• Saya menonton film Indonesia Calling di LIP / CCF Yogyakarta tanggal 11 Desember 2010 dalam rangka Festival Film Dokumenter 2010 Yogyakarta. Sebelum dan sesudah pemutaran, ada diskusi yang dihadiri oleh Elisabeth Inandiak, seorang Prancis yang pernah bekerjasama dengan sutradara film ini, Joris Ivens, dalam film terakhirnya, A Tale of The Wind. Ada beberapa penjelasan Inandiak yang menjadi tambahan dalam pemahaman saya terhadap film  ini. Nanti akan saya singgung.

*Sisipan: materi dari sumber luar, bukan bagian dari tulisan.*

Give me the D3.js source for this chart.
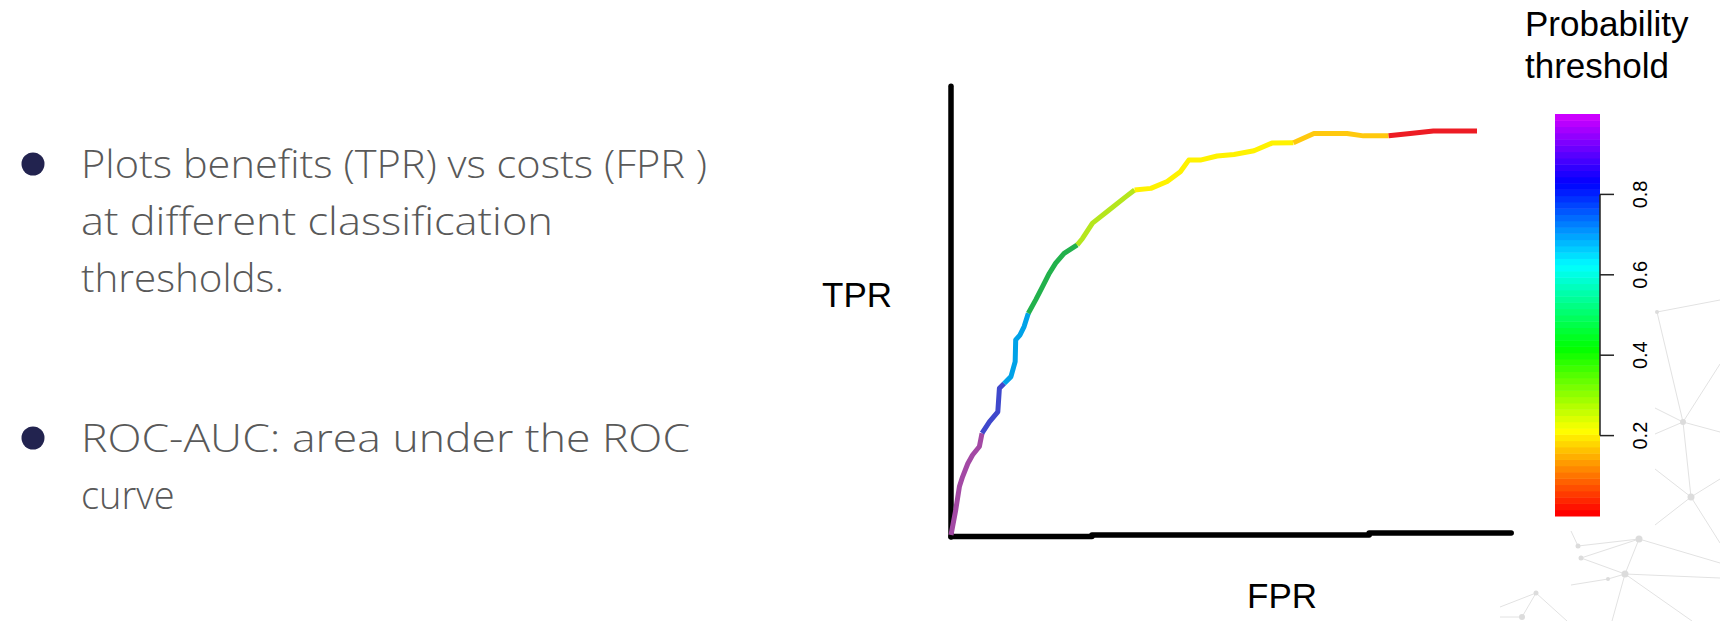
<!DOCTYPE html>
<html>
  <head>
    <style>
      body { margin: 0; background: #fff; }
    </style>
  </head>
  <body>
    <script src="https://d3js.org/d3.v7.min.js"></script>
    <script>
      // ROC curve points
      var fprValues = [0, 0.009, 0.016, 0.022, 0.032, 0.041, 0.054, 0.059, 0.073, 0.089, 0.092, 0.101,
        0.114, 0.122, 0.123, 0.131, 0.139, 0.147, 0.161, 0.174, 0.187, 0.199, 0.215, 0.240,
        0.250, 0.269, 0.300, 0.332, 0.349, 0.380, 0.411, 0.436, 0.452, 0.474, 0.506, 0.538,
        0.576, 0.610, 0.651, 0.690, 0.753, 0.784, 0.832, 0.873, 0.917, 1.0];
      var tprValues = [0, 0.062, 0.120, 0.144, 0.177, 0.198, 0.219, 0.252, 0.280, 0.305, 0.363, 0.375,
        0.392, 0.429, 0.483, 0.495, 0.516, 0.549, 0.582, 0.615, 0.648, 0.673, 0.697, 0.718,
        0.734, 0.772, 0.804, 0.837, 0.854, 0.858, 0.875, 0.899, 0.928, 0.928, 0.938, 0.942,
        0.951, 0.970, 0.971, 0.994, 0.994, 0.988, 0.988, 0.994, 1.0, 1.0];

      // colour bands along the curve (end FPR of each band)
      var bandEnds = [0.059, 0.101, 0.147, 0.240, 0.349, 0.651, 0.832, 1.0];
      var bandColors = ["#a349a4", "#3f48cc", "#00a2e8", "#22b14c", "#b5e61d", "#fff200", "#ffc90e", "#ed1c24"];

      // colour key
      var keyTicks = [0.2, 0.4, 0.6, 0.8];
      var keyTitle = ["Probability", "threshold"];

      var bullets = [
        ["Plots benefits (TPR) vs costs (FPR )", "at different classification", "thresholds."],
        ["ROC-AUC: area under the ROC", "curve"]
      ];

      // faint slide decoration, bottom right
      var netNodes = [[1657,312],[1683,422],[1691,497],[1639,539],[1578,546],[1581,558],[1625,574],
        [1608,579],[1536,593],[1522,617],[1720,300],[1655,408],[1655,434],[1720,432],[1720,364],
        [1655,469],[1720,479],[1655,525],[1720,543],[1720,578],[1720,563],[1612,621],[1692,621],
        [1571,585],[1500,607],[1567,621],[1500,617],[1571,531]];
      var netDots = [2, 3, 3.5, 3.5, 2.5, 2.5, 3.5, 2, 2.5, 3];
      var netEdges = [[0,10],[0,1],[1,2],[1,11],[1,12],[1,13],[1,14],[2,15],[2,16],[2,17],[2,18],
        [3,4],[3,5],[3,6],[3,20],[5,6],[4,27],[6,19],[6,7],[7,23],[6,21],[6,22],[8,24],[8,9],[8,25],[9,26]];

      var svgContainer;
      var x, y, keyY;

      main();

      function main(){
        svgContainer = d3.select("body")
          .append("svg")
          .attr("width", 1720)
          .attr("height", 621);

        drawNet();
        drawText();
        drawRoc();
        drawKey();
      }

      function drawNet(){
        var net = svgContainer.append("g");
        net.selectAll("line")
          .data(netEdges)
          .enter().append("line")
          .attr("x1", function(d){ return netNodes[d[0]][0]; })
          .attr("y1", function(d){ return netNodes[d[0]][1]; })
          .attr("x2", function(d){ return netNodes[d[1]][0]; })
          .attr("y2", function(d){ return netNodes[d[1]][1]; })
          .style("stroke", "#e2e2e2").style("stroke-width", 1);
        net.selectAll("circle")
          .data(netDots)
          .enter().append("circle")
          .attr("cx", function(d, i){ return netNodes[i][0]; })
          .attr("cy", function(d, i){ return netNodes[i][1]; })
          .attr("r", function(d){ return d; })
          .attr("fill", "#dcdcdc");
      }

      function drawText(){
        var tops = [178, 452];
        // only the long lines get stretched to the slide widths
        var widths = [[626, 472, 203], [609, null]];
        bullets.forEach(function(lines, i){
          svgContainer.append("circle")
            .attr("cx", 33).attr("cy", tops[i] - 14)
            .attr("r", 11.5)
            .attr("fill", "#22234f");
          lines.forEach(function(t, j){
            var txt = svgContainer.append("text")
              .attr("x", 81)
              .attr("y", tops[i] + j * 57)
              .style("font-family", "'Open Sans', sans-serif")
              .style("font-weight", 300)
              .style("font-size", "38px")
              .style("fill", "#595959")
              .text(t);
            if (widths[i][j])
              txt.attr("textLength", widths[i][j]).attr("lengthAdjust", "spacingAndGlyphs");
          });
        });
      }

      function drawRoc(){
        x = d3.scaleLinear().domain([0, 1]).range([951, 1477]);
        y = d3.scaleLinear().domain([0, 1]).range([535, 131]);

        // hand drawn looking axes
        svgContainer.append("line")
          .attr("x1", x(0)).attr("y1", y(0) + 2)
          .attr("x2", x(0)).attr("y2", y(1.111))
          .style("stroke", "black").style("stroke-width", 5.5)
          .style("stroke-linecap", "round");
        var xsteps = [[0, 0.268, -0.004], [0.268, 0.795, 0], [0.795, 1.065, 0.005]];
        xsteps.forEach(function(s){
          svgContainer.append("line")
            .attr("x1", x(s[0])).attr("y1", y(s[2]))
            .attr("x2", x(s[1])).attr("y2", y(s[2]))
            .style("stroke", "black").style("stroke-width", 5.5)
            .style("stroke-linecap", "round");
        });

        var pts = fprValues.map(function(f, i){ return [f, tprValues[i]]; });
        var line = d3.line()
          .x(function(d){ return x(d[0]); })
          .y(function(d){ return y(d[1]); });

        var start = 0;
        bandEnds.forEach(function(end, i){
          var seg = pts.filter(function(p){ return p[0] >= start && p[0] <= end; });
          svgContainer.append("path")
            .attr("d", line(seg))
            .style("fill", "none")
            .style("stroke", bandColors[i])
            .style("stroke-width", 5)
            .style("stroke-linejoin", "round");
          start = end;
        });

        svgContainer.append("text")
          .attr("x", 857).attr("y", 307)
          .attr("text-anchor", "middle")
          .style("font-family", "Liberation Sans, Arial, sans-serif")
          .style("font-size", "35px")
          .text("TPR");
        svgContainer.append("text")
          .attr("x", 1282).attr("y", 608)
          .attr("text-anchor", "middle")
          .style("font-family", "Liberation Sans, Arial, sans-serif")
          .style("font-size", "35px")
          .text("FPR");
      }

      function drawKey(){
        keyY = d3.scaleLinear().domain([0, 1]).range([516, 114]);
        var n = 64;
        var steps = d3.range(n).map(function(i){ return i / n; });
        svgContainer.selectAll("rect.band")
          .data(steps)
          .enter().append("rect")
          .attr("class", "band")
          .attr("x", 1555)
          .attr("width", 45)
          .attr("y", function(d){ return keyY(d + 1 / n); })
          .attr("height", function(d){ return keyY(d) - keyY(d + 1 / n) + 0.5; })
          .attr("fill", function(d){ return d3.hsl(d * n / (n - 1) * 0.8 * 360, 1, 0.5); });

        svgContainer.append("line")
          .attr("x1", 1600).attr("x2", 1600)
          .attr("y1", keyY(0.2)).attr("y2", keyY(0.8))
          .style("stroke", "#222").style("stroke-width", 1.5);
        var g = svgContainer.selectAll("g.tick")
          .data(keyTicks)
          .enter().append("g")
          .attr("class", "tick");
        g.append("line")
          .attr("x1", 1600).attr("x2", 1614)
          .attr("y1", function(d){ return keyY(d); })
          .attr("y2", function(d){ return keyY(d); })
          .style("stroke", "#222").style("stroke-width", 1.5);
        g.append("text")
          .attr("transform", function(d){ return "translate(1647," + keyY(d) + ") rotate(-90)"; })
          .attr("text-anchor", "middle")
          .style("font-family", "Liberation Sans, Arial, sans-serif")
          .style("font-size", "20px")
          .text(function(d){ return d3.format(".1f")(d); });

        keyTitle.forEach(function(t, i){
          svgContainer.append("text")
            .attr("x", 1525).attr("y", 36 + i * 42)
            .style("font-family", "Liberation Sans, Arial, sans-serif")
            .style("font-size", "35px")
            .text(t);
        });
      }
    </script>
  </body>
</html>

  • Durasi film ini 22 menit, hitam putih, diproduksi tahun 1946. Film ini tidak sepenuhnya merupakan film dokumenter. Banyak sekali adegan yang direkonstruksi ulang dengan teknik dan editing yang sangat menyerupai film fiksi Hollywood. Elisabeth Inandiak memberi informasi: Joris Ivens pernah bekerja di Hollywood sebelum membuat film ini. Ia juga sangat terpengaruh oleh Fritz Lang, kata Inandiak.
  • Informasi Inandiak lagi: film ini dibuat oleh Joris Ivens dalam perjalanannya dari Belanda ke Indonesia. Ia baru mendapat jabatan sebagai komisioner kebudayaan di Negeri bekas koloni itu. Ia naik kapal ke Indonesia, dan singgah di Australia. Di Australia, Ivens melihat sesuatu yang mengagumkan baginya: koloni Belanda itu sudah menjadi Negara merdeka. Para buruh pelabuhan di Australia sedang melakukan pemogokan, menolak mengangkut senjata dari dari pelabuhan di Australia.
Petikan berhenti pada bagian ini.